Interfaith Friday goal to bridge gaps, create understanding

By Jordan Smith News Editor

SDSU is offering an interesting opportunity for students to gain insight on nine different religious traditions. Students, faculty, staff and guests are invited to the Interfaith Friday panel discussion that will be held this Friday, April 18, from noon to 1 p.m. in The Union in room 169A.

Nine panelists from Lutheranism, Islam, Indigenous Peoples Faiths, Catholicism, Hinduism, Judaism and Baha’i will be in attendance to answer students’ questions and facilitate discussion.

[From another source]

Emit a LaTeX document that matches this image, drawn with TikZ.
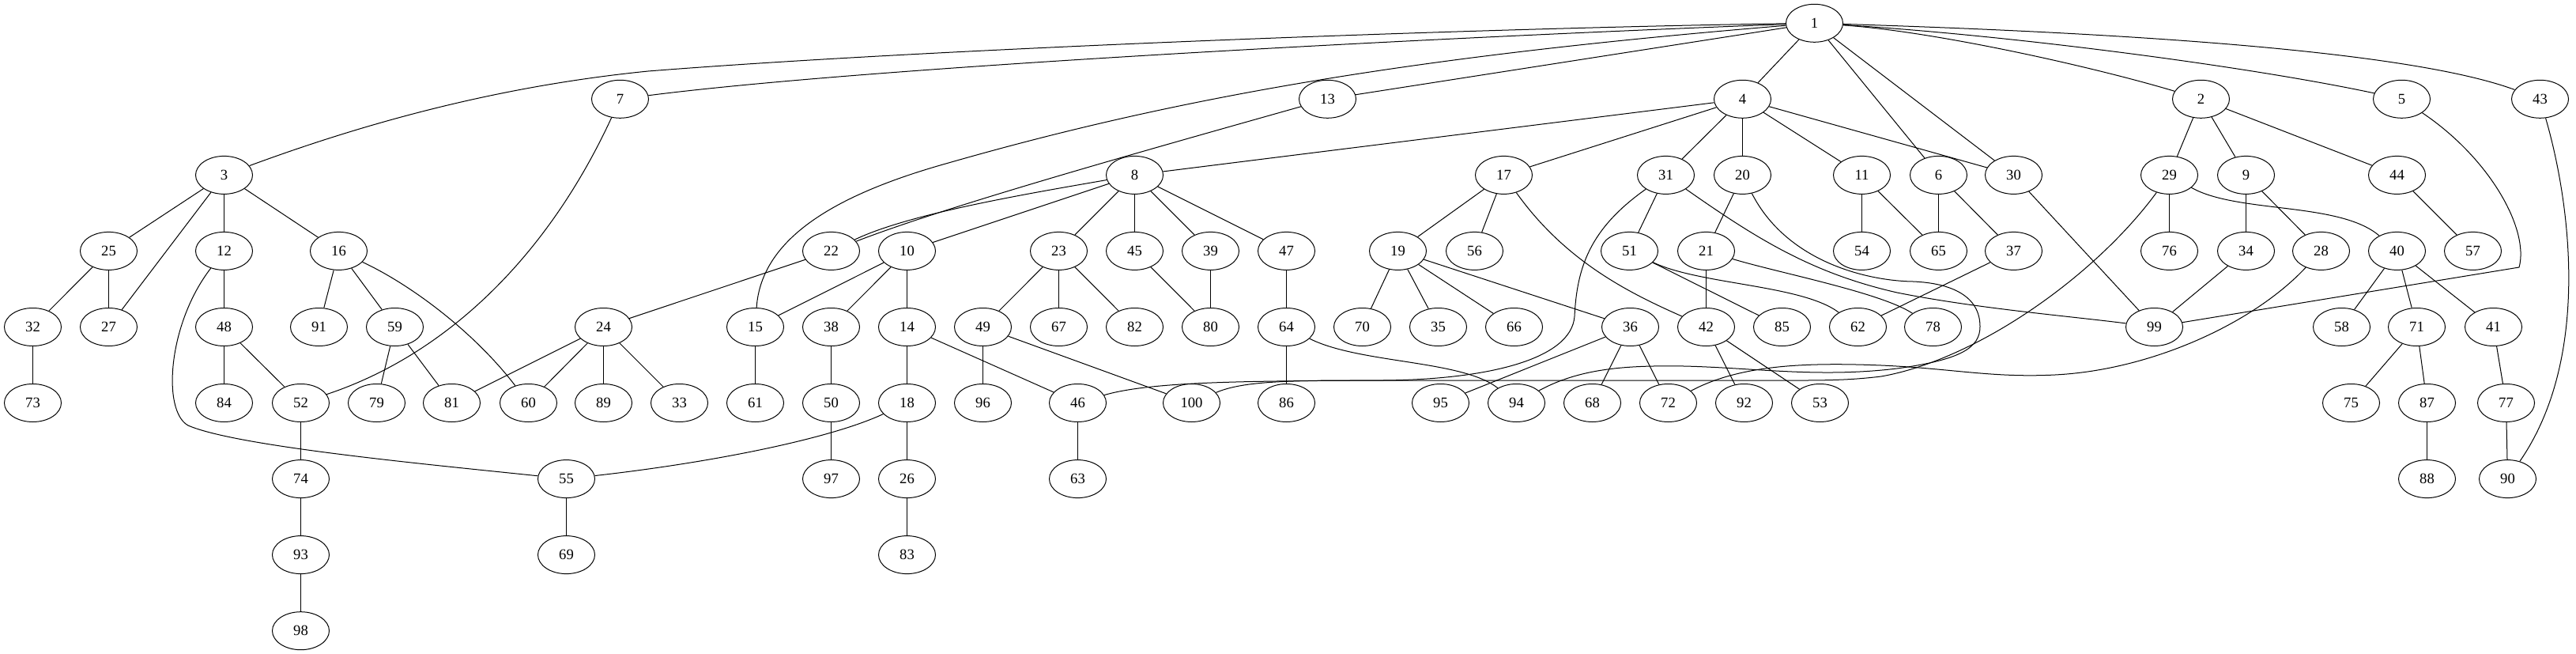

According to Dean of Students Sam Jennings II, all panelists are volunteers, and no individual will be expected to represent an entire community or belief system.

“If you look at what is going on around the world, it is a great time to discuss diversity,” said Diversity Director Jamie Nolan.

The goal of the seminar is to offer a place of education and understanding of different faiths.

“The goal is to highlight education about different faith communities on campus,” said Philosophy and Religion Instructor Arthur Murphy.

The structure is meant to be a question and answer session between the panel and students. The panel consists of adults of faith from the community. Murphy will serve as a professor of religion on the panel. Students should feel free to ask questions. The goal is to be a student-oriented and an open faith environment.

“This is a wonderful opportunity to have dialogue and conversation amongst different religious groups,” Nolan said.

Interfaith Friday is an opportunity for students, staff and community members to sit around a table and talk about different religious themes and shared beliefs and shared values to better inform the public.

“The goal is to foster a sense of civility,” Murphy said. “The purpose is not to convert or spread one religion but truly to educate and formulate a sense of community.” 

According to Jennings, future panels can and should include other belief systems not in attendance at this discussion.

“If anyone is curious about other spiritual beliefs, it is a place to create a better understanding,” Nolan said.